We use cookies. Read the Privacy and Cookie Policy

КОМАНДИР

Командиры — это совершенно особая категория людей, которая олицетворяет разум флота, его высокую оперативно-тактическую подготовку, его морскую культуру, смелость, мужество, находчивость и быстроту реакции, искусство воспитателя и самое главное — высокую надежность в решительный час.

Владимир Алексеевич Каширский удовлетворял большинству этих качеств. Он любил свое дело, знал его тонкости, умел найти общий язык со всеми на подводной лодке.

Высокого роста, полный, цветущий, с широкой улыбкой, он легко располагал к себе людей. Умело учтя опыт ушедшего на учебу командира, корабельные традиции и взаимоотношения между людьми, он вошел в коллектив быстро и органично. Не лишенный юмора, он умел быть строгим и даже суровым, когда этого требовала обстановка. Постоянно, но не в обидной форме, контролировал работу ведущих специалистов корабля. «Доверять и проверять» — было главным принципом в его службе.

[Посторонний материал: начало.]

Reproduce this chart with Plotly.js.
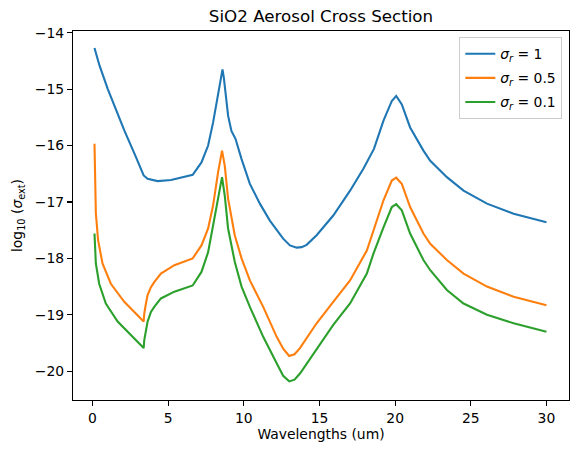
<!DOCTYPE html>
<html>
<head>
<meta charset="utf-8">
<script src="https://cdn.plot.ly/plotly-3.0.1.min.js"></script>
<style>html,body{margin:0;padding:0;background:#fff;}#chart{width:578px;height:453px;}</style>
</head>
<body>
<div id="chart"></div>
<script>
// Wavelengths (um) and log10 extinction cross sections
const x1 = [0.13,0.46,1.01,1.57,2.1,2.8,3.38,3.64,4.3,5.19,6.62,7.2,7.64,7.97,8.3,8.45,8.59,8.68,8.79,8.96,9.18,9.45,9.85,10.4,11.06,11.72,12.6,13.05,13.49,13.82,14.15,14.81,15.91,17.02,17.9,18.6,19.23,19.78,20.07,20.44,20.99,21.87,22.32,23.42,24.52,26.07,27.83,30.0];
const y1 = [-14.27,-14.58,-15.0,-15.38,-15.73,-16.16,-16.53,-16.59,-16.63,-16.61,-16.52,-16.30,-16.0,-15.59,-15.06,-14.80,-14.65,-14.80,-15.06,-15.47,-15.74,-15.88,-16.24,-16.68,-17.03,-17.33,-17.65,-17.77,-17.81,-17.80,-17.76,-17.59,-17.24,-16.80,-16.41,-16.06,-15.56,-15.21,-15.12,-15.27,-15.68,-16.09,-16.27,-16.56,-16.80,-17.03,-17.21,-17.36];

const x2 = [0.13,0.16,0.22,0.37,0.66,1.21,2.1,3.38,3.42,3.53,3.64,3.86,4.08,4.52,5.41,6.62,7.2,7.64,7.97,8.3,8.56,8.74,8.96,9.4,9.85,10.4,11.28,12.17,12.6,13.0,13.35,13.71,14.81,15.91,17.02,18.13,18.56,19.23,19.78,20.07,20.44,20.99,21.87,22.32,23.42,24.52,26.07,27.83,30.0];
const y2 = [-15.97,-16.6,-17.2,-17.68,-18.09,-18.45,-18.77,-19.12,-18.98,-18.80,-18.65,-18.51,-18.42,-18.27,-18.12,-18.0,-17.77,-17.47,-17.06,-16.47,-16.09,-16.36,-16.94,-17.59,-18.0,-18.39,-18.86,-19.39,-19.6,-19.73,-19.7,-19.59,-19.15,-18.77,-18.39,-17.86,-17.5,-16.97,-16.62,-16.57,-16.68,-17.09,-17.56,-17.74,-18.03,-18.27,-18.5,-18.68,-18.83];

const x3 = [0.13,0.22,0.44,0.88,1.66,2.5,3.38,3.42,3.53,3.64,3.86,4.08,4.52,5.41,6.62,7.2,7.64,7.97,8.3,8.56,8.74,8.96,9.4,9.85,10.4,11.28,12.17,12.6,13.0,13.35,13.71,14.81,15.91,17.02,18.13,18.56,19.0,19.23,19.78,20.07,20.44,20.99,21.87,22.32,23.42,24.52,26.07,27.83,30.0];
const y3 = [-17.56,-18.09,-18.45,-18.80,-19.12,-19.35,-19.59,-19.45,-19.27,-19.12,-18.95,-18.86,-18.71,-18.59,-18.48,-18.24,-17.89,-17.42,-16.89,-16.56,-16.89,-17.47,-18.06,-18.50,-18.86,-19.39,-19.86,-20.08,-20.18,-20.15,-20.04,-19.62,-19.18,-18.80,-18.27,-17.92,-17.59,-17.45,-17.09,-17.04,-17.15,-17.56,-18.03,-18.21,-18.56,-18.80,-19.0,-19.15,-19.30];

const seriesNames = ['<i>σ</i><sub><i>r</i></sub> = 1','<i>σ</i><sub><i>r</i></sub> = 0.5','<i>σ</i><sub><i>r</i></sub> = 0.1'];
const xTicks = [0,5,10,15,20,25,30];
const yTicks = [-20,-19,-18,-17,-16,-15,-14];

const colors = ['#1f77b4','#ff7f0e','#2ca02c'];
const xs = [x1,x2,x3], ys = [y1,y2,y3];
const traces = xs.map((x,i)=>({
  x: x, y: ys[i], type:'scatter', mode:'lines', name: seriesNames[i],
  legendgroup: 'g'+i,
  line:{color:colors[i], width:2.1, shape:'linear'}
}));

const axisCommon = {
  showline:true, mirror:true, linecolor:'#000', linewidth:1.1,
  ticks:'outside', ticklen:5, tickwidth:1.1, tickcolor:'#000',
  showgrid:false, zeroline:false,
  tickfont:{size:13.9, color:'#000'}
};

const layout = {
  width:578, height:453, autosize:false,
  margin:{l:73, r:9, t:31, b:53, pad:0},
  paper_bgcolor:'#fff', plot_bgcolor:'#fff',
  font:{family:'DejaVu Sans, sans-serif', color:'#000', size:13.9},
  title:{text:'SiO2 Aerosol Cross Section', font:{size:16.7, color:'#000'}, x:0.5, xref:'paper', y:1-16/453, yref:'container', yanchor:'middle'},
  xaxis: Object.assign({}, axisCommon, {range:[-1.29,31.49], tickvals:xTicks, ticktext:xTicks.map(String),
    title:{text:'Wavelengths (um)', font:{size:13.9}, standoff:2}}),
  yaxis: Object.assign({}, axisCommon, {range:[-20.51,-13.97], tickvals:yTicks, ticktext:yTicks.map(v=>'\u2212'+Math.abs(v)),
    title:{text:'log<sub>10</sub> (<i>σ</i><sub>ext</sub>)', font:{size:13.9}, standoff:8}}),
  showlegend:true,
  legend:{x:0.9865, xanchor:'right', y:0.983, yanchor:'top', bgcolor:'rgba(255,255,255,0.8)',
    bordercolor:'#cccccc', borderwidth:1, font:{size:13.9}, tracegroupgap:3, itemwidth:30}
};

Plotly.newPlot('chart', traces, layout, {staticPlot:true, displayModeBar:false});
</script>
</body>
</html>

Помню, как во время сеанса связи, взяв секстантом высоту солнца, он определил наше место и зашел к штурману.

— Ну-ка, Юрий Александрович, покажи на карте, где мы сейчас находимся?

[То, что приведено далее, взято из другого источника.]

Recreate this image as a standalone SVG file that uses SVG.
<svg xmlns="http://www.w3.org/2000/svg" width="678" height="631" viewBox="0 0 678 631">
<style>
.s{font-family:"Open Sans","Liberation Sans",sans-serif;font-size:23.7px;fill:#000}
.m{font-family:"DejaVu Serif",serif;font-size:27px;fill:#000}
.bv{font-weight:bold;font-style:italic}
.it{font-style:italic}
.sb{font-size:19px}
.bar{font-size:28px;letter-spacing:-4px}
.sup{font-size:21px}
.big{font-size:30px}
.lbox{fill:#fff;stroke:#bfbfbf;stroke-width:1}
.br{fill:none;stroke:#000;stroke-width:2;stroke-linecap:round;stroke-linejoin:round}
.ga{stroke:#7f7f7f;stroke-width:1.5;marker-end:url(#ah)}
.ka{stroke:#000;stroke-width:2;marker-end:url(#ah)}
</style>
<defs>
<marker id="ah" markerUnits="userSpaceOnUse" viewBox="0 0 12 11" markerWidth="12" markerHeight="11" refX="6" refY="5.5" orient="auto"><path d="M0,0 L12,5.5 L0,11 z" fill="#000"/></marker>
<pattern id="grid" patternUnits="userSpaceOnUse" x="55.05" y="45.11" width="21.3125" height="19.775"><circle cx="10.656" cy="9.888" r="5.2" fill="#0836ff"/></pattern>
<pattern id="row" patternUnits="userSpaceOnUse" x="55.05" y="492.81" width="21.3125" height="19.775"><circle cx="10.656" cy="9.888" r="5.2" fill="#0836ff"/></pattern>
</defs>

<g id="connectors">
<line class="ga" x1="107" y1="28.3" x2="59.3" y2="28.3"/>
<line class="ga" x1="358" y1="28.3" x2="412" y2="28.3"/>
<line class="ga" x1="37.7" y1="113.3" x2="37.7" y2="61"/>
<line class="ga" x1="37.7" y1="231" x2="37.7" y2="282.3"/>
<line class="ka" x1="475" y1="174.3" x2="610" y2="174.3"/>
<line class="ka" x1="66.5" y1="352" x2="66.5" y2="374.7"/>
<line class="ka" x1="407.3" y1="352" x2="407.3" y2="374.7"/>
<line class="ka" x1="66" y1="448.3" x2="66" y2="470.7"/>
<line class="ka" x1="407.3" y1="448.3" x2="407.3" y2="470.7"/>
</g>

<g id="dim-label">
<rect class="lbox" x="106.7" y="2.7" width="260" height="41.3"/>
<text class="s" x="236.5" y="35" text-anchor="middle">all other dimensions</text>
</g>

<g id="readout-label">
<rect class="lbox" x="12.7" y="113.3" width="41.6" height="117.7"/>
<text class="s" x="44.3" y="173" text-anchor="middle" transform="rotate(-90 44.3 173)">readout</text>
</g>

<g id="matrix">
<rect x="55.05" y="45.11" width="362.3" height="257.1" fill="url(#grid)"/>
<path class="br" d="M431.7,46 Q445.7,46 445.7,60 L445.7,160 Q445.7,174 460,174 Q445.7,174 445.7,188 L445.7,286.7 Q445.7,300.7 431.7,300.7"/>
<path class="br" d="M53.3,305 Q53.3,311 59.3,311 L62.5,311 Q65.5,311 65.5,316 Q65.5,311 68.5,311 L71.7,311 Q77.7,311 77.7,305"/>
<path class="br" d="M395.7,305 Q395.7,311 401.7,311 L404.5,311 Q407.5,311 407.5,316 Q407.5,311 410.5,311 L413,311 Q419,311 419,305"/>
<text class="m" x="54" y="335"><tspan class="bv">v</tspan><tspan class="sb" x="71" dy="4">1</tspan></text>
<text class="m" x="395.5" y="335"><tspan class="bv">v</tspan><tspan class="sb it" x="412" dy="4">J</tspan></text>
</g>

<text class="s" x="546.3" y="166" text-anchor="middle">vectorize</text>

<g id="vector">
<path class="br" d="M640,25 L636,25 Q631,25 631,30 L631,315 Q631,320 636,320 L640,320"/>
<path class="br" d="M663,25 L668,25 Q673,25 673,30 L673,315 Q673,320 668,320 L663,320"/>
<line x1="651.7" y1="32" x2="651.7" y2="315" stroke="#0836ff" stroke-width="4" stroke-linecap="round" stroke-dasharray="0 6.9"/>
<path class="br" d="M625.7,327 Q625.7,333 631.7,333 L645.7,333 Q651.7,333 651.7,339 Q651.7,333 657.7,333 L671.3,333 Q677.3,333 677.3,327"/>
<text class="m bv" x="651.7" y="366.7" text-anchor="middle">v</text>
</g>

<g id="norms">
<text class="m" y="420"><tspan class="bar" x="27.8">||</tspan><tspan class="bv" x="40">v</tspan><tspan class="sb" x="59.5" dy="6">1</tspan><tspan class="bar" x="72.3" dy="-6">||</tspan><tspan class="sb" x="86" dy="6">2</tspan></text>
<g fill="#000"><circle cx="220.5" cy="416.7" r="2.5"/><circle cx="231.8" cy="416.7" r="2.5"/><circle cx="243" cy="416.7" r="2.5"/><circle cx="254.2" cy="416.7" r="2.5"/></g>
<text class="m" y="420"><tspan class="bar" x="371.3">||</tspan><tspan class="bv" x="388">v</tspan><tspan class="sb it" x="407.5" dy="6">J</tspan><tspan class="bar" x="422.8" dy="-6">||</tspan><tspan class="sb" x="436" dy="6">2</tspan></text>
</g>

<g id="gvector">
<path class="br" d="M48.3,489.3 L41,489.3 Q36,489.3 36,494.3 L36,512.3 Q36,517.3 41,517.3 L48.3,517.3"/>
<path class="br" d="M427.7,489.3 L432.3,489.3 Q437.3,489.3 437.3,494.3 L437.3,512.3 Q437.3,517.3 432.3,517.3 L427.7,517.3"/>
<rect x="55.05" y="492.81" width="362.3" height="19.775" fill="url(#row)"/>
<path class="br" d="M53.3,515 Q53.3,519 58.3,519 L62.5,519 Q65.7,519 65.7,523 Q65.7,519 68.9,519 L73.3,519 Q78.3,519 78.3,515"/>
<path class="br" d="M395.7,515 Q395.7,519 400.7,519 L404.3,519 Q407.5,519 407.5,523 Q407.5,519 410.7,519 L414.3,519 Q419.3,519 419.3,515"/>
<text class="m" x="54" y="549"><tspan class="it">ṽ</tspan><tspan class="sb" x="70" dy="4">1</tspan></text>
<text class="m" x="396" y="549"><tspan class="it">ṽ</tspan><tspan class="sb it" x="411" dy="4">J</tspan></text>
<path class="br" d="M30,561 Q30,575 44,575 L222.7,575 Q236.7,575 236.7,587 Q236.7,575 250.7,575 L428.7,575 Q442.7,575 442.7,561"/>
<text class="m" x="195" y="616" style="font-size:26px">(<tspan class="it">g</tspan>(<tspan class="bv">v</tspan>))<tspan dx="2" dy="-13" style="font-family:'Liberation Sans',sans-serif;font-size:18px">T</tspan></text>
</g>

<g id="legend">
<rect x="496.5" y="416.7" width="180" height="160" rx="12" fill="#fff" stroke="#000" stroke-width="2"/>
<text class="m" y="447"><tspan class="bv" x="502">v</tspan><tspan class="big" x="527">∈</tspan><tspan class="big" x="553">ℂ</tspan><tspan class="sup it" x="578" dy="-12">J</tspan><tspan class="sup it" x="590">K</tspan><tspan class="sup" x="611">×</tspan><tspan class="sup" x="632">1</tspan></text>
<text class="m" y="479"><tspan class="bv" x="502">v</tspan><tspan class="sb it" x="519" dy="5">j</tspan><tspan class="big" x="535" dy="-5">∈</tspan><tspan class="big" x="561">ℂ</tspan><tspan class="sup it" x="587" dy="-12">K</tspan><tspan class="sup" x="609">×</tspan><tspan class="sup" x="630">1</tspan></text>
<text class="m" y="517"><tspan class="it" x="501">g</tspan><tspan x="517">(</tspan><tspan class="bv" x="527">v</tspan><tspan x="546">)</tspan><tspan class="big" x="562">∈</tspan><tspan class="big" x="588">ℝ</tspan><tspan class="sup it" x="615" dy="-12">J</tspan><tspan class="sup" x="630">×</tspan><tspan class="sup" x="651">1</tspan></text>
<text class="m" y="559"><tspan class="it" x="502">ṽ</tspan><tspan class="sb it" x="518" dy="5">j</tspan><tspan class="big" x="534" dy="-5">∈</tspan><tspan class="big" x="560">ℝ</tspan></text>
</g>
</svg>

Штурман доложил координаты. Сверив их со своими расчетами, командир удовлетворенно кивнул головой:

— Совпадает, разница всего в полмили.

В недавнем прошлом Каширский был замполитом корабля и потому к моей работе относился с особым интересом и пониманием.

Все это сразу определило наши добрые взаимоотношения.

Он постоянно находился в центральном посту, регулярно появлялся в отсеках подводной лодки. Когда он отдыхал? Не знаю.

Впрочем, в море у каждого сутки были насыщены до предела. И наши встречи с командиром проходили как бы по касательной, мимоходом. Но, изучив друг друга до тонкостей, мы успевали за считанные минуты общения решить все наболевшие вопросы.

Мне нравилось в Каширском то, что для него не было мелочей в нашей жизни. Все он считал важным: и боевую подготовку, и воспитание на традициях героев-североморцев, и самодеятельность, и спорт. Я знал, что он может принять участие в концерте и в спорте, несмотря на некоторую грузность, тоже не отстанет. Подтверждением тому послужила внезапная проверка штабом флота физической подготовки нашего экипажа.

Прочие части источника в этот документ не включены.